Change The Music, Create Your Own Poetry
“Life will try to make you an uninteresting prose,
you need to change the music
create your own poetry”
I completed my school in 1981 to join college. College meant getting rid of Science and Maths. I had always hated those two subjects because I couldn’t understand those. Joining college meant no more school uniforms but dressing up with perfectly styled long hair along with studying my favorite arts subjects.
My mother was always averse to the idea of wasting time over fashion. She used to hate my standing in front of the dressing table to try various plait styles. I was bad at Maths, Science and sports because none of these ever interested me. According to mom, all I needed to do was, to keep solving mathematical problems and mug up science answers.
Playing outdoors to lose weight was the next most important task in her agenda for me.
The slap that still resounds….
It was my 10th board prep holidays and among other things what I remember with pain is my mother’s tight slap. The sound and sensation of it is still deeply etched in my mind. That slap was for wasting time on making a new hairstyle while I should have been doing “Maths Practice”.
It took me approximately half an hour of hard work on my hair to get desired results. Engrossed in my new hair style, I forgot the repercussion of my act.
Out there, in the lawn, was my mother, waiting impatiently for me holding a practice test paper for Maths in her hands. I made a royal entry like a princess, in a happy mood, with books in my arms.
There was a song on my lips from the movie ‘Khatta-Meetha’, “Mummy O Mummy, tu kab saas banegi…”. Now, that was more than what my mom could chew. The moment I reached near her and threw my books on the ground; in a flash of second, a tight slap landed on my cheeks. No prizes for guessing, who slapped whom.
“Oops! But why?” I cried?
“Instead of studying hard for exams, all you are doing is fashion and dreaming of marriage!”
“No, who said so?” I shouted rubbing my red cheek.
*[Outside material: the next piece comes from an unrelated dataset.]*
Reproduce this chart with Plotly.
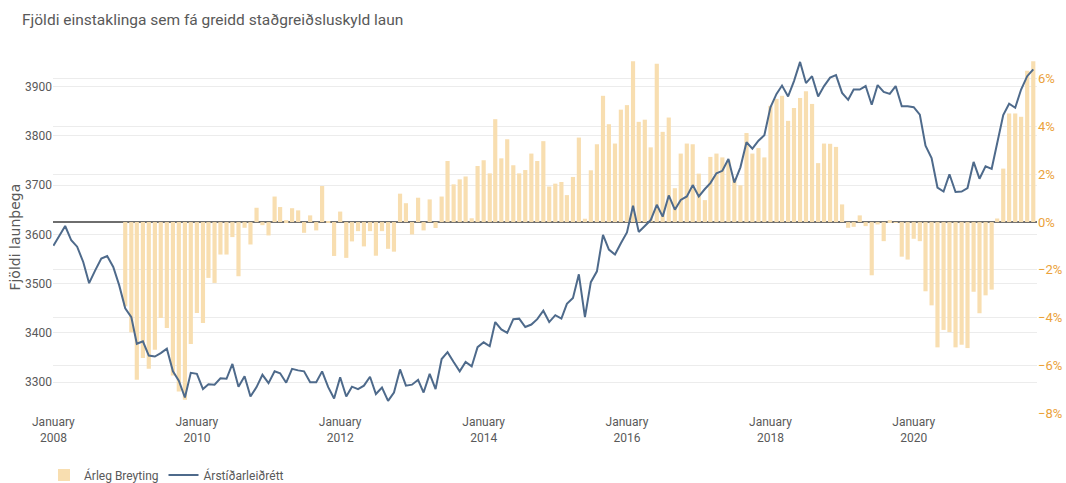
import pandas as pd
import plotly.graph_objects as go

# Monthly dates Jan 2008 .. Sep 2021
months = pd.date_range("2008-01-01", "2021-09-01", freq="MS")

# Seasonally adjusted number of wage earners (left axis)
seasonal_adj = [
    3577, 3597, 3617, 3588, 3575, 3544, 3501, 3527, 3551, 3556, 3534, 3497,
    3450, 3432, 3378, 3383, 3354, 3352, 3359, 3368, 3322, 3303, 3269, 3319,
    3317, 3286, 3296, 3295, 3308, 3307, 3337, 3291, 3312, 3271, 3290, 3315,
    3298, 3322, 3318, 3299, 3327, 3324, 3322, 3300, 3300, 3322, 3290, 3267,
    3310, 3271, 3291, 3286, 3293, 3311, 3276, 3289, 3262, 3279, 3326, 3293,
    3295, 3305, 3279, 3317, 3286, 3347, 3361, 3341, 3322, 3341, 3332, 3371,
    3381, 3373, 3422, 3407, 3400, 3428, 3429, 3412, 3417, 3428, 3445, 3422,
    3436, 3429, 3459, 3471, 3519, 3432, 3503, 3525, 3599, 3569, 3559, 3582,
    3604, 3658, 3605, 3617, 3629, 3660, 3636, 3679, 3650, 3670, 3677, 3700,
    3677, 3692, 3704, 3724, 3729, 3753, 3705, 3736, 3787, 3774, 3790, 3801,
    3858, 3885, 3902, 3880, 3911, 3950, 3907, 3921, 3880, 3901, 3918, 3923,
    3887, 3873, 3894, 3894, 3901, 3863, 3903, 3889, 3885, 3901, 3860, 3860,
    3858, 3843, 3780, 3755, 3695, 3687, 3722, 3686, 3687, 3694, 3747, 3713,
    3738, 3733, 3787, 3842, 3865, 3857, 3894, 3921, 3935,
]

# Yearly change in % (right axis), Jan 2009 .. Sep 2021
yearly_change = [
    -3.53, -4.62, -6.61, -5.70, -6.15, -5.35, -4.02, -4.44, -6.43, -7.10, -7.45, -5.11,
    -3.81, -4.23, -2.34, -2.55, -1.36, -1.36, -0.63, -2.27, -0.24, -0.94, 0.60, -0.13,
    -0.56, 1.07, 0.63, 0.08, 0.58, 0.49, -0.45, 0.28, -0.35, 1.51, 0.02, -1.42,
    0.44, -1.50, -0.81, -0.38, -1.02, -0.38, -1.41, -0.38, -1.12, -1.24, 1.19, 0.79,
    -0.52, 1.02, -0.35, 0.95, -0.25, 1.07, 2.56, 1.58, 1.79, 1.91, 0.16, 2.35,
    2.59, 2.04, 4.31, 2.67, 3.47, 2.38, 2.04, 2.18, 2.87, 2.56, 3.39, 1.49,
    1.61, 1.68, 1.13, 1.89, 3.54, 0.14, 2.17, 3.26, 5.29, 4.10, 3.29, 4.71,
    4.90, 6.74, 4.20, 4.29, 3.13, 6.63, 3.78, 4.38, 1.42, 2.87, 3.29, 3.26,
    2.03, 0.92, 2.73, 2.87, 2.71, 2.59, 1.84, 1.54, 3.73, 2.87, 3.10, 2.71,
    4.87, 5.16, 5.29, 4.24, 4.78, 5.20, 5.48, 4.95, 2.47, 3.29, 3.28, 3.15,
    0.74, -0.24, -0.20, 0.28, -0.17, -2.23, -0.10, -0.80, 0.08, -0.03, -1.45, -1.57,
    -0.70, -0.80, -2.90, -3.49, -5.25, -4.52, -4.61, -5.25, -5.14, -5.28, -2.92, -3.82,
    -3.07, -2.83, 0.15, 2.24, 4.55, 4.55, 4.41, 6.34, 6.74,
]
bar_months = months[12:]

x_tick_vals = ["2008-01-01", "2010-01-01", "2012-01-01", "2014-01-01",
               "2016-01-01", "2018-01-01", "2020-01-01"]
x_tick_text = ["January<br>2008", "January<br>2010", "January<br>2012", "January<br>2014",
               "January<br>2016", "January<br>2018", "January<br>2020"]
pct_ticks = [-8, -6, -4, -2, 0, 2, 4, 6]
pct_labels = ["−8%", "−6%", "−4%", "−2%", "0%", "2%", "4%", "6%"]
count_ticks = [3300, 3400, 3500, 3600, 3700, 3800, 3900]

TXT = "#595959"
FONT = "Roboto, Liberation Sans, sans-serif"
W, H = 1066, 483
ML, MR, MT, MB = 53, 29, 55, 70

fig = go.Figure()
fig.add_trace(go.Bar(
    x=bar_months, y=yearly_change, name="Árleg Breyting",
    marker=dict(color="#F8DEB0", line=dict(width=0)),
    width=0.7 * 30.4 * 86400000, yaxis="y",
))
fig.add_trace(go.Scatter(
    x=months, y=seasonal_adj, name="Árstíðarleiðrétt", mode="lines",
    line=dict(color="#4E6A8B", width=2), yaxis="y2",
))

fig.update_layout(
    width=W, height=H,
    margin=dict(l=ML, r=MR, t=MT, b=MB),
    paper_bgcolor="white", plot_bgcolor="white",
    font=dict(family=FONT, size=12, color=TXT),
    title=dict(text="Fjöldi einstaklinga sem fá greidd staðgreiðsluskyld laun",
               x=22 / W, xref="container", xanchor="left",
               y=1 - 20 / H, yref="container", yanchor="middle",
               font=dict(family=FONT, size=15.5, color=TXT)),
    showlegend=True,
    legend=dict(orientation="h", x=44 / W, xref="container", xanchor="left",
                y=1 - 475 / H, yref="container", yanchor="middle",
                font=dict(family=FONT, size=12, color=TXT), traceorder="normal"),
    xaxis=dict(type="date", range=["2007-12-30", "2021-09-20"],
               tickmode="array", tickvals=x_tick_vals, ticktext=x_tick_text,
               showgrid=False, zeroline=False, showline=False, ticks="",
               automargin=False,
               tickfont=dict(family=FONT, size=12, color=TXT)),
    yaxis=dict(side="right", range=[-8, 7], tickmode="array", tickvals=pct_ticks,
               ticktext=pct_labels, showgrid=True, gridcolor="#ececec", gridwidth=1,
               zeroline=True, zerolinecolor="#6e6e6e", zerolinewidth=1.5,
               automargin=False,
               tickfont=dict(family=FONT, size=13, color="#EBA23A"), ticks=""),
    yaxis2=dict(side="left", overlaying="y", range=[3237.5, 3964],
                tickmode="array", tickvals=count_ticks,
                showgrid=True, gridcolor="#ececec", gridwidth=1, zeroline=False,
                automargin=False,
                tickfont=dict(family=FONT, size=12, color=TXT), ticks=""),
    annotations=[dict(text="Fjöldi launþega", textangle=-90,
                      xref="paper", x=(15 - ML) / (W - ML - MR), xanchor="center",
                      yref="paper", y=0.49, yanchor="middle", showarrow=False,
                      font=dict(family="DejaVu Sans", size=14, color=TXT))],
)

fig.write_html("out.html", config={"displayModeBar": False},
               post_script="document.body.style.margin='0';")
Suddenly I remembered the lyrics of the song that I was singing.
“What the heck, like seriously? Singing a song like that meant I didn’t want to study and get married?” I cried and opened my ‘Maths’ book.
A rebel was born….
That was the day, I decided to chop my hair off. What was the fun in having long hair, if I would not be allowed to style them? I was so angry with my life with all the dreams of college life gone in the smoke of my burning heart and cheek. Though now I laugh like crazy remembering the day.
Finally, in 1982 I got my life’s first hair cut which was a very short one. Since that day, my hair became my platform to experiment with my life. Sometimes an outlet for my unutterable frustrations.
Hair cut provides me a subtle psychological relief as when I see my hair getting chopped and falling on the floor, it has a soul cleansing effect on me. A hair cut leads my life from the mundane to changed light head that can think better. It makes me feel empowered and happy to think that I still have some power to change a few things in life, if not all.
My decision to color my hair was another torture I made my hair suffer, all because of the rebel in me. Everything was going wrong in life at that point of time so a new color of my hair fed the ego of that helpless rebel inside me.
Recently while watching a Sandra Bullock movie ’28 Days’, I had a cathartic moment. There was a dialogue which got me crying and thinking….
“Don’t ever be someone’s slogan because you are poetry.”
Madonna, the pop queen, who turns sixty in August 2018 nailed it for the middle aged women when she said,
“I am my own experiment. My own work of art.”
It’s my own music, my own poetry…
Today I am a 50 plus woman, eternally striving and struggling for peace within, recreating myself as an ongoing poetry. Do I need a support to create my music and sing my song? Not at all. I just have to stay at the effort with a hint of rebellious nuances here and there, which only I can understand.